• _Brief_
Give all the lines below again, exactly, with no pictures.
= = =
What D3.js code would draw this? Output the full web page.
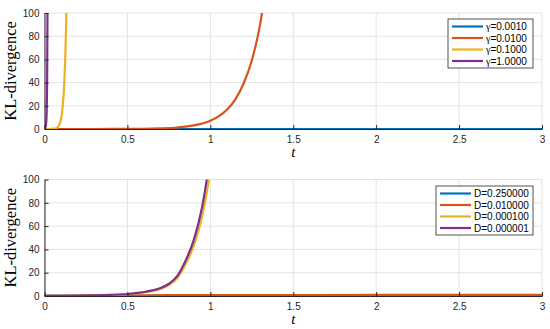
<!DOCTYPE html>
<head>
  <meta charset="utf-8">
  <style>
    body { margin: 0; background: #fff; }
    svg text { font-family: "Liberation Sans", Arial, sans-serif; fill: #262626; }
    .tick text { font-size: 10px; }
    .lbl { font-family: "Liberation Serif", "DejaVu Serif", serif; fill: #000; }
  </style>
</head>
<body>
  <svg width=550 height=329 id="chart"></svg>
  <script src="https://d3js.org/d3.v7.min.js"></script>
  <script>
    // top panel: KL-divergence for different gamma
    let gammaLabels = ["0.0010", "0.0100", "0.1000", "1.0000"];
    let gammaT = [
      [0, 0.5, 1, 1.5, 2, 2.5, 3],
      [0, 0.2, 0.4, 0.5, 0.6, 0.7, 0.8, 0.9, 1.0, 1.05, 1.1, 1.15, 1.2, 1.25, 1.3, 1.32],
      [0, 0.02, 0.04, 0.06, 0.07, 0.08, 0.09, 0.1, 0.11, 0.12, 0.13, 0.135],
      [0, 0.005, 0.01, 0.013, 0.016, 0.019]
    ];
    let gammaKL = [
      [0, 0, 0, 0, 0, 0, 0],
      [0.002, 0.008, 0.04, 0.1, 0.2, 0.55, 1.3, 3.1, 7.2, 10.9, 16.6, 25.4, 39, 59, 90, 108],
      [0, 0.01, 0.05, 0.3, 0.7, 1.7, 4, 9, 20, 42, 88, 130],
      [0.1, 1, 5, 15, 45, 130]
    ];

    // bottom panel: KL-divergence for different D
    let dLabels = ["0.250000", "0.010000", "0.000100", "0.000001"];
    let dT = [
      [0, 0.5, 1, 1.5, 2, 2.5, 3],
      [0, 0.25, 0.5, 0.75, 1, 1.5, 2, 2.5, 3],
      [0, 0.1, 0.2, 0.3, 0.4, 0.5, 0.55, 0.6, 0.65, 0.7, 0.75, 0.8, 0.85, 0.9, 0.95, 1.0, 1.02],
      [0, 0.1, 0.2, 0.3, 0.4, 0.5, 0.55, 0.6, 0.65, 0.7, 0.75, 0.8, 0.85, 0.9, 0.95, 1.0]
    ];
    let dKL = [
      [0.05, 0.1, 0.1, 0.1, 0.1, 0.1, 0.1],
      [0.1, 0.3, 0.5, 0.7, 0.8, 0.85, 0.9, 0.9, 0.9],
      [0.1, 0.2, 0.33, 0.55, 0.9, 1.5, 2.1, 3.0, 4.3, 6.1, 9.4, 15.2, 27, 43, 68, 108, 130],
      [0.1, 0.2, 0.35, 0.6, 1.0, 1.7, 2.4, 3.4, 4.8, 6.8, 10.5, 17, 30, 48, 76, 120]
    ];

    let xTicks = [0, 0.5, 1, 1.5, 2, 2.5, 3];
    let yTicks = [0, 20, 40, 60, 80, 100];
    let colors = ["#0072BD", "#D95319", "#EDB120", "#7E2F8E"];

    let svg = d3.select("#chart");

    function panel(id, top, bottom, ts, vals, prefix, labels, legX, legY, legW) {
      let x = d3.scaleLinear().domain([0, 3]).range([44.5, 542]),
          y = d3.scaleLinear().domain([0, 100]).range([bottom, top]);
      let g = svg.append("g");

      g.append("clipPath").attr("id", id)
        .append("rect").attr("x", 44.5).attr("y", top).attr("width", 542 - 44.5).attr("height", bottom - top);

      // grid
      g.selectAll(".gx").data(xTicks).enter().append("line")
        .attr("x1", d => x(d)).attr("x2", d => x(d)).attr("y1", top).attr("y2", bottom)
        .attr("stroke", "#e3e3e3").attr("stroke-width", 1);
      g.selectAll(".gy").data(yTicks).enter().append("line")
        .attr("x1", 44.5).attr("x2", 542).attr("y1", d => y(d)).attr("y2", d => y(d))
        .attr("stroke", "#e3e3e3").attr("stroke-width", 1);

      let line = d3.line().x(d => x(d[0])).y(d => y(d[1]));
      g.append("g").attr("clip-path", "url(#" + id + ")")
        .selectAll("path").data(ts.map((t, i) => t.map((v, j) => [v, vals[i][j]])))
        .enter().append("path")
        .attr("d", d => line.curve(d3.curveMonotoneX)(d))
        .attr("fill", "none")
        .attr("stroke", (d, i) => colors[i])
        .attr("stroke-width", 2.2);

      let xa = g.append("g").attr("transform", "translate(0," + bottom + ")")
        .call(d3.axisBottom(x).tickValues(xTicks).tickSizeInner(-4).tickSizeOuter(0).tickPadding(7).tickFormat(d3.format("")));
      let ya = g.append("g").attr("transform", "translate(44.5,0)")
        .call(d3.axisLeft(y).tickValues(yTicks).tickSizeInner(-4).tickSizeOuter(0).tickPadding(5));
      [xa, ya].forEach(a => {
        a.select(".domain").attr("stroke", "#262626");
        a.selectAll(".tick line").attr("stroke", "#262626");
      });

      g.append("text").attr("class", "lbl").style("font-size", "16.5px")
        .attr("transform", "translate(16," + ((top + bottom) / 2) + ") rotate(-90)")
        .attr("text-anchor", "middle").text("KL-divergence");
      g.append("text").attr("class", "lbl").style("font-size", "15px")
        .attr("x", x(1.5)).attr("y", bottom + 28).attr("text-anchor", "middle")
        .style("font-style", "italic").text("t");

      // legend
      let lg = g.append("g").attr("transform", "translate(" + legX + "," + legY + ")");
      lg.append("rect").attr("width", legW).attr("height", 49)
        .attr("fill", "#fff").attr("stroke", "#262626").attr("stroke-width", 0.8);
      labels.forEach((l, i) => {
        let yy = 7.5 + i * 11.5;
        lg.append("line").attr("x1", 4).attr("x2", 35).attr("y1", yy).attr("y2", yy)
          .attr("stroke", colors[i]).attr("stroke-width", 2.2);
        let t = lg.append("text").attr("x", 38).attr("y", yy + 3.5).style("font-size", "10px").style("fill", "#000");
        if (prefix == "γ") {
          t.append("tspan").style("font-family", "Liberation Serif, serif").text("γ");
        } else {
          t.append("tspan").text(prefix);
        }
        t.append("tspan").text("=" + l);
      });
    }

    panel("clipTop", 13, 129, gammaT, gammaKL, "γ", gammaLabels, 448, 19, 85);
    panel("clipBot", 179.5, 296, dT, dKL, "D", dLabels, 436, 186, 97);
  </script>
</body>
= = =
• _Problem solution_
What D3.js code would draw this? Output the full web page.
<!DOCTYPE html>
<head>
  <meta charset="utf-8">
  <style>
    body { margin: 0; background: #fff; }
    svg text { font-family: "Liberation Sans", Arial, sans-serif; fill: #262626; }
    .tick text { font-size: 10px; }
    .lbl { font-family: "Liberation Serif", "DejaVu Serif", serif; fill: #000; }
  </style>
</head>
<body>
  <svg width=550 height=329 id="chart"></svg>
  <script src="https://d3js.org/d3.v7.min.js"></script>
  <script>
    // top panel: KL-divergence for different gamma
    let gammaLabels = ["0.0010", "0.0100", "0.1000", "1.0000"];
    let gammaT = [
      [0, 0.5, 1, 1.5, 2, 2.5, 3],
      [0, 0.2, 0.4, 0.5, 0.6, 0.7, 0.8, 0.9, 1.0, 1.05, 1.1, 1.15, 1.2, 1.25, 1.3, 1.32],
      [0, 0.02, 0.04, 0.06, 0.07, 0.08, 0.09, 0.1, 0.11, 0.12, 0.13, 0.135],
      [0, 0.005, 0.01, 0.013, 0.016, 0.019]
    ];
    let gammaKL = [
      [0, 0, 0, 0, 0, 0, 0],
      [0.002, 0.008, 0.04, 0.1, 0.2, 0.55, 1.3, 3.1, 7.2, 10.9, 16.6, 25.4, 39, 59, 90, 108],
      [0, 0.01, 0.05, 0.3, 0.7, 1.7, 4, 9, 20, 42, 88, 130],
      [0.1, 1, 5, 15, 45, 130]
    ];

    // bottom panel: KL-divergence for different D
    let dLabels = ["0.250000", "0.010000", "0.000100", "0.000001"];
    let dT = [
      [0, 0.5, 1, 1.5, 2, 2.5, 3],
      [0, 0.25, 0.5, 0.75, 1, 1.5, 2, 2.5, 3],
      [0, 0.1, 0.2, 0.3, 0.4, 0.5, 0.55, 0.6, 0.65, 0.7, 0.75, 0.8, 0.85, 0.9, 0.95, 1.0, 1.02],
      [0, 0.1, 0.2, 0.3, 0.4, 0.5, 0.55, 0.6, 0.65, 0.7, 0.75, 0.8, 0.85, 0.9, 0.95, 1.0]
    ];
    let dKL = [
      [0.05, 0.1, 0.1, 0.1, 0.1, 0.1, 0.1],
      [0.1, 0.3, 0.5, 0.7, 0.8, 0.85, 0.9, 0.9, 0.9],
      [0.1, 0.2, 0.33, 0.55, 0.9, 1.5, 2.1, 3.0, 4.3, 6.1, 9.4, 15.2, 27, 43, 68, 108, 130],
      [0.1, 0.2, 0.35, 0.6, 1.0, 1.7, 2.4, 3.4, 4.8, 6.8, 10.5, 17, 30, 48, 76, 120]
    ];

    let xTicks = [0, 0.5, 1, 1.5, 2, 2.5, 3];
    let yTicks = [0, 20, 40, 60, 80, 100];
    let colors = ["#0072BD", "#D95319", "#EDB120", "#7E2F8E"];

    let svg = d3.select("#chart");

    function panel(id, top, bottom, ts, vals, prefix, labels, legX, legY, legW) {
      let x = d3.scaleLinear().domain([0, 3]).range([44.5, 542]),
          y = d3.scaleLinear().domain([0, 100]).range([bottom, top]);
      let g = svg.append("g");

      g.append("clipPath").attr("id", id)
        .append("rect").attr("x", 44.5).attr("y", top).attr("width", 542 - 44.5).attr("height", bottom - top);

      // grid
      g.selectAll(".gx").data(xTicks).enter().append("line")
        .attr("x1", d => x(d)).attr("x2", d => x(d)).attr("y1", top).attr("y2", bottom)
        .attr("stroke", "#e3e3e3").attr("stroke-width", 1);
      g.selectAll(".gy").data(yTicks).enter().append("line")
        .attr("x1", 44.5).attr("x2", 542).attr("y1", d => y(d)).attr("y2", d => y(d))
        .attr("stroke", "#e3e3e3").attr("stroke-width", 1);

      let line = d3.line().x(d => x(d[0])).y(d => y(d[1]));
      g.append("g").attr("clip-path", "url(#" + id + ")")
        .selectAll("path").data(ts.map((t, i) => t.map((v, j) => [v, vals[i][j]])))
        .enter().append("path")
        .attr("d", d => line.curve(d3.curveMonotoneX)(d))
        .attr("fill", "none")
        .attr("stroke", (d, i) => colors[i])
        .attr("stroke-width", 2.2);

      let xa = g.append("g").attr("transform", "translate(0," + bottom + ")")
        .call(d3.axisBottom(x).tickValues(xTicks).tickSizeInner(-4).tickSizeOuter(0).tickPadding(7).tickFormat(d3.format("")));
      let ya = g.append("g").attr("transform", "translate(44.5,0)")
        .call(d3.axisLeft(y).tickValues(yTicks).tickSizeInner(-4).tickSizeOuter(0).tickPadding(5));
      [xa, ya].forEach(a => {
        a.select(".domain").attr("stroke", "#262626");
        a.selectAll(".tick line").attr("stroke", "#262626");
      });

      g.append("text").attr("class", "lbl").style("font-size", "16.5px")
        .attr("transform", "translate(16," + ((top + bottom) / 2) + ") rotate(-90)")
        .attr("text-anchor", "middle").text("KL-divergence");
      g.append("text").attr("class", "lbl").style("font-size", "15px")
        .attr("x", x(1.5)).attr("y", bottom + 28).attr("text-anchor", "middle")
        .style("font-style", "italic").text("t");

      // legend
      let lg = g.append("g").attr("transform", "translate(" + legX + "," + legY + ")");
      lg.append("rect").attr("width", legW).attr("height", 49)
        .attr("fill", "#fff").attr("stroke", "#262626").attr("stroke-width", 0.8);
      labels.forEach((l, i) => {
        let yy = 7.5 + i * 11.5;
        lg.append("line").attr("x1", 4).attr("x2", 35).attr("y1", yy).attr("y2", yy)
          .attr("stroke", colors[i]).attr("stroke-width", 2.2);
        let t = lg.append("text").attr("x", 38).attr("y", yy + 3.5).style("font-size", "10px").style("fill", "#000");
        if (prefix == "γ") {
          t.append("tspan").style("font-family", "Liberation Serif, serif").text("γ");
        } else {
          t.append("tspan").text(prefix);
        }
        t.append("tspan").text("=" + l);
      });
    }

    panel("clipTop", 13, 129, gammaT, gammaKL, "γ", gammaLabels, 448, 19, 85);
    panel("clipBot", 179.5, 296, dT, dKL, "D", dLabels, 436, 186, 97);
  </script>
</body>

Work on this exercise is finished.